Whatever your faith, churches are really rather lovely to wander round. These 2 famous churches in Paris are also 2 of the best. Saint-Chapelle, with its awesome (in the true meaning of the word) stain-glass windows, and Sacre-Coeur, standing only second in height to the Eiffel Tower like the gleaming white ‘sacred heart’ it is intended to be.
The Saint-Chapelle is hidden as it is wrapped within the Palais de Justice. It’s Royal, Medieval and Gothic, spot the cue near to the main courtyard, you really wouldn’t want to miss this…
Stepping into the Lower Chapel, I was struck by the still incredibly vibrant colours. If it wasn’t for the mass of tourists with their state of the art cameras, it would feel, at first glance, as if little time had passed since it was built in 1248. The focus of the room was entirely towards the statue of Louis (once King, now Saint).
This is the Lower Chapel where the servants and commoners worshiped. It must have been pretty mind-blowing for them
But, it is up the narrow stone staircase into the Upper Chapel where King Louis himself worshiped that we are here to see. It is considered a masterpiece, and considering I felt transported to another place or realm, I’ll go along with that.
It’s magical. It blew me away. Those 15 magnificent windows were only thinly separated and were 15 metres high. The space was flooded with an ethereal light.
The panels tell their religious stories in a kaleidoscope of color.
The Rose Window is best seen at sunset, but here in the morning it still looks magnificent beneath the star-studded vaulted roof.
It was at it’s most magical for us when a blaze of light hit the window of Christ’s Passion.
Sacre-Coeur is a considerably younger and wasn’t completed until 1914. Therefore, it stands proud on a hill, gleaming white in the sun. This image rather belies the chaos that occurs on the steps beneath, with a sea of tourists and all that brings.
Just stay together and keep looking up. There’s an impressive statue of Christ looking down, not sure what he’d make of it all.
Inside is all white stone walls and colourful mosaics. It’s a lovely space and we all like to see a nun. But no photos are allowed inside, out of respect to those praying. It would be nice if they stopped people peeing on the steps outside too, just out of respect for respects sake.
We climbed the 300 steps up to the view. The domes were beautiful and you could see the Eiffel Tower *waves*.
I love a view. I’d like it more in a harness. Others around me coo and snap happily with their cameras.
A view of the Square Willette, a series of descending terraces with lawns and shrubs. All very nice.
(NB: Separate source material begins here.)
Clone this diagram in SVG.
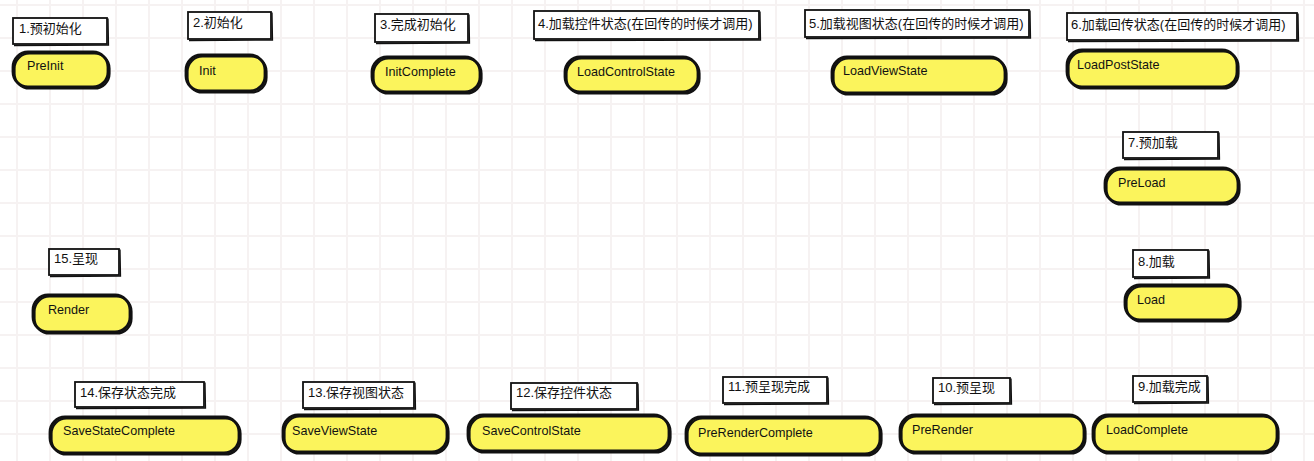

OK you may be picking up on a bit of a tone. The truth is, as much as my outer consciousness loves a view, my subconscious hates the height it requires. I feel tingles (and not good ones) up and down my body. This part ‘pushed me over the edge’ (thankfully not literally) and my behind landed very definitely on the next available stone seat.
I am very fortunate, in many ways, but especially because my children make me laugh. Like belly laugh. And they know when I need a diverting chuckle-up. Now would be good.
Back to the view, which is really very pleasant. I walk unsteadily back towards the stairs.
Yes, I know it’s lovely, but surely it’s time for a coffee?
One last snap of the bell tower, apparently it contains one of the heaviest bells in the world. Least that’s what I think my husband said. I was about 100 steps down by then.
So, one little perfectly formed chapel, one gleaming and impressive church. Two very different experiences and I’m very glad I did both. Especially now I’m back on the ground.